A few shows are starting a little earlier. The fifth season of Scandal starts airing on HOT 3 and HOT VOD on September 27, just three days after its US premiere. The intricately plotted show, which stars the glamorous Kerry Washington as DC fixer extraordinaire Olivia Pope, ended its fourth season with a shocking – and thrilling – finale. Producers have hinted that an important new character, who will play a member of Olivia’s team, will be introduced this season but have not revealed any further details.
In any case, the new season will likely be as exciting as the previous ones.
Scandal is one of several shows created by producer/writer/ director Shonda Rhimes’s company, Shondaland. Rhimes is also behind How to Get Away with Murder, coming up on HOT 3 and HOT VOD on September 28, which stars Viola Davis.
Rhimes’s most famous show, Grey’s Anatomy, begins its 12th season on YES VOD and YES Drama on September 28 and will examine life after the demise of McDreamy (Patrick Dempsey).
Rhimes is different from most other television show creators in that she is female and African- American. She was recently celebrated by Entertainment Weekly magazine, which featured her three hit shows on its cover.
Johnny and the Knights of the Galilee, the new YES series about four down-on-their-luck but attractive guys up north who end up becoming strippers and gigolos, is kind of dumb, which you would have expected, but also fairly entertaining, which you might not have thought. It features several of Israel’s best actors, including heartthrobs Oz Zehavi, Oshri Cohen and Joe Sweid, and runs on HOT Drama on Wednesdays at 10 p.m. and on YES VOD. It’s got the same basic tone as shows such as Desperate Housewives, where everyone is impossibly good looking but are supposedly playing real people with regular problems. It’s unusual to see Israeli men playing sex objects, and the show is vaguely reminiscent of the short-lived American series Hung, which starred Thomas Jane as a gym teacher going through a divorce who turned to prostitution to make his child-support payments.

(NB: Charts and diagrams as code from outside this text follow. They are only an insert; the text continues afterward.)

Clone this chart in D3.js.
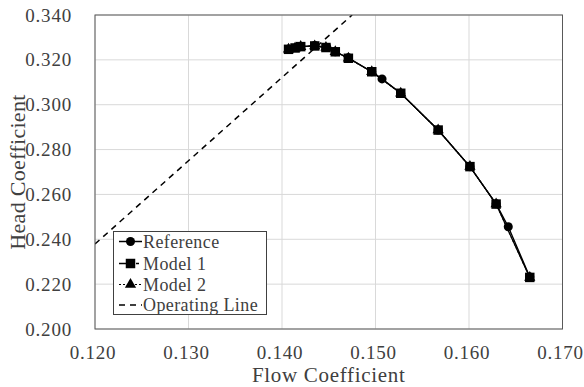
<!DOCTYPE html>
<html><head><meta charset="utf-8">
<script src="https://cdn.jsdelivr.net/npm/d3@7"></script>
<style>body{margin:0;background:#fff}svg{display:block}</style>
</head><body>
<svg id="c" width="584" height="387"></svg>
<script>
const xTicks = [0.12,0.13,0.14,0.15,0.16,0.17];
const yTicks = [0.20,0.22,0.24,0.26,0.28,0.30,0.32,0.34];
const refX = [0.1407,0.1418,0.1435,0.1448,0.1457,0.1471,0.1496,0.1507,0.1527,0.1567,0.1601,0.1629,0.1642,0.1665];
const refY = [0.3247,0.3257,0.3264,0.3255,0.3236,0.3209,0.3147,0.3115,0.3051,0.2887,0.2724,0.2558,0.2456,0.2232];
const m1X = [0.1407,0.1414,0.1420,0.1435,0.1447,0.1457,0.1471,0.1496,0.1527,0.1567,0.1601,0.1629,0.1665];
const m1Y = [0.3247,0.3253,0.3259,0.3262,0.3255,0.3236,0.3207,0.3147,0.3051,0.2887,0.2724,0.2557,0.2230];
const m2X = [0.1407,0.1414,0.1420,0.1435,0.1447,0.1457,0.1471,0.1496,0.1527,0.1567,0.1601,0.1629,0.1665];
const m2Y = [0.3247,0.3253,0.3259,0.3262,0.3255,0.3236,0.3207,0.3147,0.3051,0.2887,0.2724,0.2557,0.2230];
const opX = [0.1200,0.1475];
const opY = [0.2379,0.3400];
const legendLabels = ["Reference","Model 1","Model 2","Operating Line"];

const svg = d3.select("#c");
const L=95, R=562.5, T=15, B=329;
const x = d3.scaleLinear().domain([0.12,0.17]).range([L,R]);
const y = d3.scaleLinear().domain([0.20,0.34]).range([B,T]);
const font = "'Liberation Serif','Times New Roman',serif";
const txt = "#404040";

svg.append("g").selectAll("line").data(xTicks).join("line")
  .attr("x1",d=>x(d)).attr("x2",d=>x(d)).attr("y1",T).attr("y2",B)
  .attr("stroke","#d9d9d9").attr("stroke-width",1);
svg.append("g").selectAll("line").data(yTicks).join("line")
  .attr("x1",L).attr("x2",R).attr("y1",d=>y(d)).attr("y2",d=>y(d))
  .attr("stroke","#d9d9d9").attr("stroke-width",1);

const xa = svg.append("g").attr("transform",`translate(-2.5,${B})`)
  .call(d3.axisBottom(x).tickValues(xTicks).tickFormat(d3.format(".3f")).tickSize(0).tickPadding(17));
const ya = svg.append("g").attr("transform",`translate(${L},0)`)
  .call(d3.axisLeft(y).tickValues(yTicks).tickFormat(d3.format(".3f")).tickSize(0).tickPadding(23));
[xa,ya].forEach(a=>{a.select(".domain").remove();
  a.selectAll("text").attr("font-family",font).attr("font-size",19).attr("letter-spacing","0.8px").attr("fill",txt);});

svg.append("clipPath").attr("id","clip").append("rect").attr("x",L).attr("y",T).attr("width",R-L).attr("height",B-T);
const g = svg.append("g").attr("clip-path","url(#clip)");

const line = d3.line().x(d=>x(d[0])).y(d=>y(d[1]));
const zip=(a,b)=>a.map((v,i)=>[v,b[i]]);

g.append("path").datum(zip(opX,opY)).attr("d",line).attr("fill","none")
  .attr("stroke","#000").attr("stroke-width",1.5).attr("stroke-dasharray","6,5");
g.append("path").datum(zip(m2X,m2Y)).attr("d",line).attr("fill","none")
  .attr("stroke","#000").attr("stroke-width",1.2).attr("stroke-dasharray","2,2");
g.append("path").datum(zip(refX,refY)).attr("d",line).attr("fill","none")
  .attr("stroke","#000").attr("stroke-width",1.4);
g.append("path").datum(zip(m1X,m1Y)).attr("d",line).attr("fill","none")
  .attr("stroke","#000").attr("stroke-width",1.3);

const tri = d3.symbol().type(d3.symbolTriangle).size(55);
const circ = d3.symbol().type(d3.symbolCircle).size(64);
const sq = d3.symbol().type(d3.symbolSquare).size(90);
svg.append("g").selectAll("path").data(zip(m2X,m2Y)).join("path")
  .attr("d",tri).attr("transform",d=>`translate(${x(d[0])},${y(d[1])})`).attr("fill","#000");
svg.append("g").selectAll("path").data(zip(refX,refY)).join("path")
  .attr("d",circ).attr("transform",d=>`translate(${x(d[0])},${y(d[1])})`).attr("fill","#000");
svg.append("g").selectAll("path").data(zip(m1X,m1Y)).join("path")
  .attr("d",sq).attr("transform",d=>`translate(${x(d[0])},${y(d[1])})`).attr("fill","#000");

svg.append("rect").attr("x",L).attr("y",T).attr("width",R-L).attr("height",B-T)
  .attr("fill","none").attr("stroke","#595959").attr("stroke-width",1);

const lg = svg.append("g");
lg.append("rect").attr("x",113.5).attr("y",231.5).attr("width",153).attr("height",83)
  .attr("fill","#fff").attr("stroke","#404040").attr("stroke-width",1);
const rows=[241.5,263.5,284.5,305];
const styles=[{dash:null,sym:circ,w:1.5},{dash:"14,3,3,3",sym:sq,w:1.3},{dash:"2,2",sym:tri,w:1.2},{dash:"6,5",sym:null,w:1.5}];
legendLabels.forEach((lab,i)=>{
  const yy=rows[i];
  lg.append("line").attr("x1",119).attr("x2",142).attr("y1",yy).attr("y2",yy)
    .attr("stroke","#000").attr("stroke-width",styles[i].w)
    .attr("stroke-dasharray",styles[i].dash);
  if(styles[i].sym) lg.append("path").attr("d",styles[i].sym).attr("transform",`translate(130.5,${yy})`).attr("fill","#000");
  lg.append("text").attr("x",143).attr("y",yy).attr("dy","0.35em").text(lab)
    .attr("font-family",font).attr("font-size",18).attr("letter-spacing","0.4px").attr("fill",txt);
});

svg.append("text").attr("x",(L+R)/2).attr("y",382).attr("text-anchor","middle")
  .attr("font-family",font).attr("font-size",21).attr("letter-spacing","0.7px").attr("fill",txt).text("Flow Coefficient");
svg.append("text").attr("transform",`translate(25,${(T+B)/2}) rotate(-90)`).attr("text-anchor","middle")
  .attr("font-family",font).attr("font-size",22).attr("letter-spacing","0.3px").attr("fill",txt).text("Head Coefficient");
</script>
</body></html>
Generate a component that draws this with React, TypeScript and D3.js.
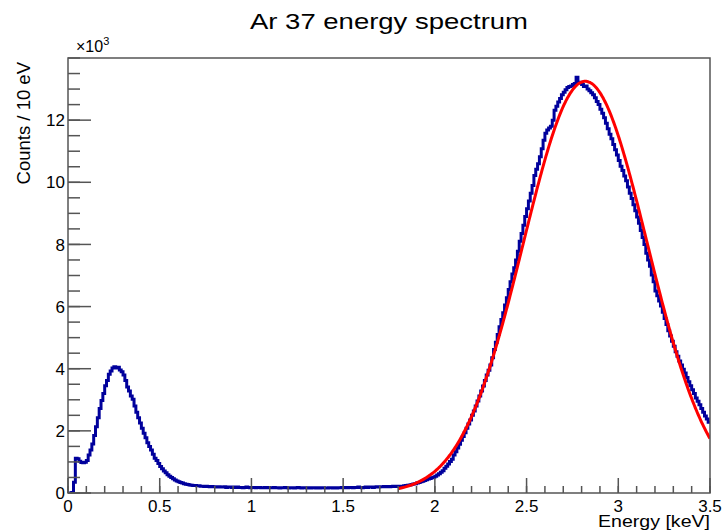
import React from "react";
import * as d3 from "d3";

const W = 723;
const H = 531;
const margin = { top: 58, right: 13, bottom: 38, left: 68 };

// histogram: 10 eV bins from 0 to 3.5 keV, counts in units of 10^3
const binWidth = 0.01;

// bins 0 - 70 (0 - 0.71 keV)
const lowPeak = [
  0, 0, 0.02, 0.35, 1.12, 1.1, 1.02, 0.98, 0.97, 0.99,
  1.05, 1.22, 1.38, 1.58, 1.85, 2.13, 2.42, 2.72, 2.98, 3.2,
  3.45, 3.62, 3.82, 3.93, 4.02, 4.06, 4.02, 4.05, 3.96, 3.9,
  3.8, 3.62, 3.41, 3.28, 3.12, 3.02, 2.8, 2.6, 2.42, 2.25,
  2.08, 1.92, 1.78, 1.62, 1.5, 1.38, 1.25, 1.12, 1.05, 0.95,
  0.85, 0.78, 0.71, 0.65, 0.59, 0.54, 0.5, 0.46, 0.42, 0.39,
  0.36, 0.34, 0.32, 0.3, 0.28, 0.27, 0.26, 0.25, 0.24, 0.24,
  0.23,
];

// bins 71 - 179
const flatRegion = [
  0.23, 0.22, 0.22, 0.21, 0.22, 0.21, 0.2, 0.21, 0.2, 0.2,
  0.19, 0.2, 0.19, 0.19, 0.2, 0.18, 0.19, 0.19, 0.18, 0.19,
  0.18, 0.19, 0.18, 0.18, 0.17, 0.18, 0.19, 0.18, 0.17, 0.18,
  0.18, 0.17, 0.18, 0.18, 0.17, 0.17, 0.18, 0.17, 0.18, 0.17,
  0.17, 0.18, 0.17, 0.17, 0.16, 0.17, 0.17, 0.18, 0.17, 0.16,
  0.17, 0.17, 0.16, 0.17, 0.18, 0.17, 0.16, 0.17, 0.17, 0.16,
  0.17, 0.16, 0.17, 0.17, 0.16, 0.17, 0.16, 0.17, 0.17, 0.16,
  0.16, 0.17, 0.17, 0.16, 0.17, 0.16, 0.17, 0.17, 0.18, 0.17,
  0.18, 0.17, 0.18, 0.18, 0.17, 0.18, 0.18, 0.19, 0.18, 0.17,
  0.18, 0.19, 0.18, 0.19, 0.19, 0.18, 0.19, 0.2, 0.19, 0.2,
  0.2, 0.21, 0.2, 0.21, 0.2, 0.21, 0.22, 0.21, 0.22,
];

// bins 180 - 277 (rising edge of the main peak)
const mainRise = [
  0.21, 0.22, 0.22, 0.23, 0.24, 0.25, 0.26, 0.27, 0.29, 0.3,
  0.32, 0.34, 0.36, 0.38, 0.4, 0.43, 0.45, 0.47, 0.49, 0.51,
  0.54, 0.58, 0.62, 0.67, 0.72, 0.8, 0.86, 0.93, 1.01, 1.09,
  1.22, 1.33, 1.45, 1.57, 1.7, 1.82, 1.94, 2.08, 2.22, 2.35,
  2.5, 2.64, 2.8, 2.96, 3.12, 3.28, 3.44, 3.62, 3.8, 3.95,
  4.12, 4.35, 4.62, 4.85, 5.1, 5.35, 5.58, 5.8, 6.05, 6.28,
  6.55, 6.8, 7.05, 7.25, 7.5, 7.78, 8.1, 8.35, 8.62, 8.9,
  9.15, 9.4, 9.65, 9.9, 10.22, 10.42, 10.6, 10.82, 11.08, 11.35,
  11.58, 11.68, 11.75, 11.8, 12.0, 12.32, 12.45, 12.58, 12.7, 12.82,
  12.9, 12.98, 13.05, 13.08, 13.1, 13.15, 13.18, 13.38,
];

// bins 278 - 349 (falling edge)
const mainFall = [
  13.2, 13.22, 13.15, 13.08, 13.1, 13.0, 12.95, 12.88, 12.82, 12.72,
  12.6, 12.5, 12.35, 12.22, 12.08, 11.9, 11.72, 11.55, 11.4, 11.22,
  11.05, 10.88, 10.7, 10.52, 10.38, 10.2, 10.05, 9.85, 9.65, 9.48,
  9.28, 9.08, 8.88, 8.68, 8.45, 8.22, 8.0, 7.72, 7.5, 7.3,
  7.02, 6.8, 6.5, 6.35, 6.18, 6.02, 5.82, 5.62, 5.42, 5.22,
  5.05, 4.88, 4.72, 4.55, 4.4, 4.25, 4.12, 3.98, 3.86, 3.72,
  3.58, 3.45, 3.32, 3.2, 3.06, 2.95, 2.84, 2.72, 2.6, 2.48,
  2.38, 2.28,
];

const counts = [...lowPeak, ...flatRegion, ...mainRise, ...mainFall];

// gaussian fit drawn in red
const fitAmp = 13.25;
const fitMean = 2.82;
const fitSigma = 0.338;
const fitRange = [1.8, 3.5];

const xMajor = [0, 0.5, 1, 1.5, 2, 2.5, 3, 3.5];
const yMajor = [0, 2, 4, 6, 8, 10, 12];

const font = "'Liberation Sans', Arial, Helvetica, sans-serif";
const axisColor = "#555";

export default function App() {
  const x = d3.scaleLinear().domain([0, 3.5]).range([margin.left, W - margin.right]);
  const y = d3.scaleLinear().domain([0, 14]).range([H - margin.bottom, margin.top]);

  const pts: [number, number][] = counts.map((c, i) => [i * binWidth, c]);
  pts.push([counts.length * binWidth, counts[counts.length - 1]]);
  const histPath = d3
    .line<[number, number]>()
    .x((d) => x(d[0]))
    .y((d) => y(d[1]))
    .curve(d3.curveStepAfter)(pts);

  const fitPts = d3.range(fitRange[0], fitRange[1] + 1e-9, 0.005).map((e) => [
    e,
    fitAmp * Math.exp(-((e - fitMean) ** 2) / (2 * fitSigma * fitSigma)),
  ]) as [number, number][];
  const fitPath = d3
    .line<[number, number]>()
    .x((d) => x(d[0]))
    .y((d) => y(d[1]))
    .curve(d3.curveMonotoneX)(fitPts);

  const xMinor = d3.range(0, 36).map((i) => i / 10);
  const yMinor = d3.range(0, 29).map((i) => i / 2);

  const x0 = margin.left;
  const x1 = W - margin.right;
  const y0 = H - margin.bottom;
  const y1 = margin.top;

  return (
    <svg
      width={W}
      height={H}
      style={{ position: "absolute", left: 0, top: 0, background: "#fff" }}
      fontFamily={font}
    >
      <defs>
        <clipPath id="frame">
          <rect x={x0} y={y1 - 2} width={x1 - x0} height={y0 - y1 + 2} />
        </clipPath>
      </defs>

      {/* title */}
      <text x={389} y={29} fontSize={22} textAnchor="middle" textLength={278} lengthAdjust="spacingAndGlyphs">
        Ar 37 energy spectrum
      </text>

      {/* data */}
      <g clipPath="url(#frame)">
        <path d={histPath || ""} fill="none" stroke="#00009c" strokeWidth={3} />
        <path d={fitPath || ""} fill="none" stroke="#ff0000" strokeWidth={3} />
      </g>

      {/* frame */}
      <rect x={x0} y={y1} width={x1 - x0} height={y0 - y1} fill="none" stroke={axisColor} strokeWidth={1.5} />

      {/* x ticks */}
      {xMinor.map((v) => (
        <line key={"xm" + v} x1={x(v)} x2={x(v)} y1={y0} y2={y0 - 7} stroke={axisColor} strokeWidth={1.5} />
      ))}
      {xMajor.map((v) => (
        <g key={"xM" + v}>
          <line x1={x(v)} x2={x(v)} y1={y0} y2={y0 - 15} stroke={axisColor} strokeWidth={1.5} />
          <text x={x(v)} y={y0 + 19} fontSize={17} textAnchor="middle">
            {d3.format("~g")(v)}
          </text>
        </g>
      ))}

      {/* y ticks */}
      {yMinor.map((v) => (
        <line key={"ym" + v} x1={x0} x2={x0 + 12} y1={y(v)} y2={y(v)} stroke={axisColor} strokeWidth={1.5} />
      ))}
      {yMajor.map((v) => (
        <g key={"yM" + v}>
          <line x1={x0} x2={x0 + 23} y1={y(v)} y2={y(v)} stroke={axisColor} strokeWidth={1.5} />
          <text x={x0 - 3} y={y(v)} dy="0.36em" fontSize={17} textAnchor="end">
            {v}
          </text>
        </g>
      ))}

      {/* exponent */}
      <text x={76} y={52} fontSize={16}>
        ×10
        <tspan dy={-7} fontSize={11}>
          3
        </tspan>
      </text>

      {/* axis titles */}
      <text x={710} y={527} fontSize={17} textAnchor="end" textLength={112} lengthAdjust="spacingAndGlyphs">
        Energy [keV]
      </text>
      <text transform="translate(30,62) rotate(-90)" fontSize={18.5} textAnchor="end">
        Counts / 10 eV
      </text>
    </svg>
  );
}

Censored Voices, a documentary about eyewitness accounts by soldiers from the Six Day War and how they were suppressed by the government, will be shown on YES Docu on September 21 and September 23 at 9 p.m., as well as on YES VOD. Director Mor Loushy got access to tape recordings of interviews with soldiers conducted just a week after the end of the war by author Amos Oz and editor Avraham Shapira. The army initially censored these recordings, allowing only about 30 percent of the interviews to be published in Shapira’s book, The Seventh Day: Soldiers talk about the Six Day War. Loushy convinced Shapira to give her the recordings. In the film, she presents long portions of these interviews and even brings in some of the surviving soldiers to listen to and comment on their testimony. As the interviews play, newsreel footage of the war is shown.
Nothing about the interviews is nearly as shocking as the fact that they were censored. The soldiers talk about their fear of dying and their guilt at killing, as well as how they suffer from symptoms of what would probably be considered post-traumatic stress disorder. The film makes the point that in the aftermath of the war, public opinion was so euphoric that no one wanted to hear what these soldiers had to say about the actual experience of fighting the war. The interviews are moving, and it’s interesting to look back at what people thought the future was going to look like after the Six Day War.